I took the subway into Brooklyn to visit a friend and checked out the scenery on the way. This included the typography of subway station platform signs. The lettering at several of the stations between JFK and Broadway Junction were done with tile in a large, strong, sans-serif, white on purple/blue late 1940′s block font.  I wouldn’t call it ugly, but it’s not terribly attractive either.

At Broadway Junction the station sign was in a conservative, small, nicely designed Art Deco font. My understanding is that the ‘Broadway’ tiles are original but the ‘Junction’ letters were replacements for the station’s former second name ‘East New York’.  These were installed  when the Broadway Junction station was renovated in the early 2000′s.

I had to transfer to the L to get to the country club which gave me a chance to see some more great station signs. All the stations I went through had a strong serif font on multi-colored tile background for the station names. At Bushwick this was done with white letters on earth-tone tiles, a few stops later the earth-tones had been replaced by blues and pale greens, and at my stop they had mixed all of them together.
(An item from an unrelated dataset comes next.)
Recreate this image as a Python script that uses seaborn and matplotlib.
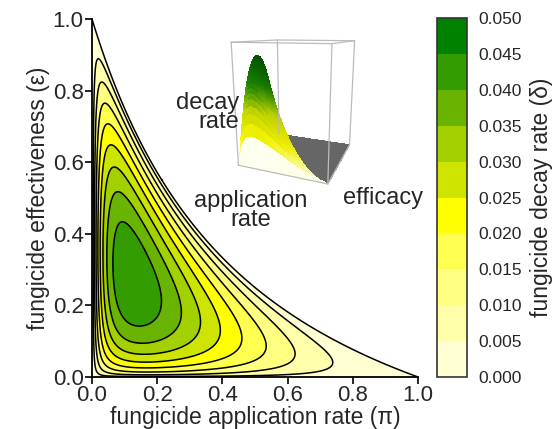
import numpy as np
import matplotlib
matplotlib.use("Agg")
import matplotlib.pyplot as plt
import seaborn as sns
from matplotlib.colors import ListedColormap, BoundaryNorm, LightSource, LinearSegmentedColormap

sns.set_style("ticks")
plt.rcParams['font.family'] = ['Liberation Sans', 'DejaVu Sans']

# ---- data ----
levels = [0.000, 0.005, 0.010, 0.015, 0.020, 0.025, 0.030, 0.035, 0.040, 0.045, 0.050]
band_colors = ["#FFFFD2", "#FFFFAA", "#FFFF82", "#FFFF50", "#FFFF00",
               "#CCE400", "#A2D000", "#68B400", "#339C00", "#008200"]
x_ticks = [0.0, 0.2, 0.4, 0.6, 0.8, 1.0]
y_ticks = [0.0, 0.2, 0.4, 0.6, 0.8, 1.0]
cbar_labels = ["0.000", "0.005", "0.010", "0.015", "0.020", "0.025",
               "0.030", "0.035", "0.040", "0.045", "0.050"]

# surface model parameters (estimated from the contour shapes)
peak_delta = 0.0445      # maximum decay rate
sat_k = 0.064            # saturation constant in application rate
eps_exp = 0.5            # exponent on effectiveness
edge_exp = 0.8           # exponent on distance to the zero boundary
rate_exp = 0.5           # extra decline with application rate
coupling = 2.0           # boundary: pi + eps + 2*pi*eps = 1

def surface(n):
    p = np.linspace(0, 1, n)
    e = np.linspace(0, 1, n)
    P, E = np.meshgrid(p, e)
    G = 1 - P - E - coupling * P * E
    raw = (P / (P + sat_k) * E ** eps_exp * np.clip(G, 0, None) ** edge_exp
           * (1 - P) ** rate_exp)
    D = peak_delta * raw / raw.max()
    return P, E, G, D

W, H = 554, 429
fig = plt.figure(figsize=(W / 100, H / 100), dpi=100)

ax = fig.add_axes([92 / W, 1 - 377 / H, (418 - 92) / W, (377 - 19) / H])
P, E, G, D = surface(701)
Dm = np.where(G > 0, D, -1.0)
cs = ax.contourf(P, E, Dm, levels=levels, colors=band_colors)
ax.contour(P, E, Dm, levels=levels[1:-1], colors="black", linewidths=1.1)
ax.contour(P, E, G, levels=[0.0], colors="black", linewidths=1.1)

ax.set_xlim(0, 1)
ax.set_ylim(0, 1)
ax.set_xticks(x_ticks)
ax.set_yticks(y_ticks)
ax.set_xticklabels([f"{v:.1f}" for v in x_ticks])
ax.set_yticklabels([f"{v:.1f}" for v in y_ticks])
ax.tick_params(labelsize=16, length=5, width=1.2, color="black", pad=1)
sns.despine(ax=ax)
for s in ["left", "bottom"]:
    ax.spines[s].set_linewidth(1.3)
    ax.spines[s].set_color("black")
ax.set_xlabel("fungicide application rate (π)", fontsize=16.5, labelpad=0)
ax.set_ylabel("fungicide effectiveness (ε)", fontsize=16.5, labelpad=2)

# colorbar
cax = fig.add_axes([437 / W, 1 - 377 / H, 30 / W, (377 - 18) / H])
cmap = ListedColormap(band_colors)
norm = BoundaryNorm(levels, cmap.N)
sm = plt.cm.ScalarMappable(norm=norm, cmap=cmap)
cb = fig.colorbar(sm, cax=cax, ticks=levels)
cb.ax.set_yticklabels(cbar_labels)
cb.ax.tick_params(labelsize=12.5, length=0, pad=8)
cb.outline.set_edgecolor("#333333")
cb.outline.set_linewidth(1.2)
cb.set_label("fungicide decay rate (δ)", fontsize=16.5, labelpad=6)

# inset 3D surface
ax3 = fig.add_axes([0.385, 0.50, 0.30, 0.52], projection="3d")
ax3.set_facecolor("none")
ax3.set_axis_off()
P3, E3, G3, D3 = surface(90)
Z3 = np.where(G3 > 0, D3, 0.0)
surf_cmap = LinearSegmentedColormap.from_list(
    "yg", ["#FFFFE8", "#F0F000", "#C8D800", "#1E8C00", "#006400"])
rgb = surf_cmap(Z3 / peak_delta)[..., :3]
ls = LightSource(azdeg=300, altdeg=35)
shaded = ls.shade_rgb(rgb, Z3, vert_exag=12, blend_mode="soft")
fc = np.ones(Z3.shape + (4,))
fc[..., :3] = shaded
fc[G3 <= 0, :3] = (0.40, 0.40, 0.40)
ax3.plot_surface(P3, E3, Z3, facecolors=fc, rstride=1, cstride=1,
                 linewidth=0, antialiased=False, shade=False)
zt = 0.05
edges = [([0, 1], [0, 0], [0, 0]), ([1, 1], [0, 1], [0, 0]),
         ([0, 0], [0, 0], [0, zt]), ([1, 1], [0, 0], [0, zt]), ([1, 1], [1, 1], [0, zt]),
         ([0, 0], [1, 1], [0, zt]),
         ([0, 1], [0, 0], [zt, zt]), ([1, 1], [0, 1], [zt, zt]),
         ([0, 1], [1, 1], [zt, zt]), ([0, 0], [0, 1], [zt, zt])]
for xs, ys, zs in edges:
    ax3.plot(xs, ys, zs, color="#BBBBBB", linewidth=0.9)
ax3.set_xlim(0, 1)
ax3.set_ylim(0, 1)
ax3.set_zlim(0, zt)
ax3.set_box_aspect((1, 1, 1.3))
ax3.set_proj_type("persp", focal_length=0.3)
ax3.view_init(elev=14, azim=-68)

fig.text(239 / W, 1 - 92 / H, "decay\nrate", ha="right", va="top",
         multialignment="right", linespacing=0.85, fontsize=17)
fig.text(251 / W, 1 - 190 / H, "application\nrate", ha="center", va="top",
         multialignment="center", linespacing=0.85, fontsize=17)
fig.text(343 / W, 1 - 187 / H, "efficacy", ha="left", va="top", fontsize=17)

fig.savefig("out.png", dpi=100)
This is one element of design that distinguishes older public works projects from contemporary ones.  If these were contemporary construction you could be assured that a project director would have standardized signage to save costs. Along with other standardization in design and materials, this goes a long way in making any one place in the system interchangeable with any other.  When every place looks like any place they all become equally expendable.

Like airports, stations become so interchangeable that they then set aside money for “distinctive architectural elements” in an effort to solve the problem, thereby missing the crux of it entirely. That’s the thing I love about older cities and civil works projects. You might not know where you are, but you know it’s someplace.

And that someplace is definitely not Atlanta.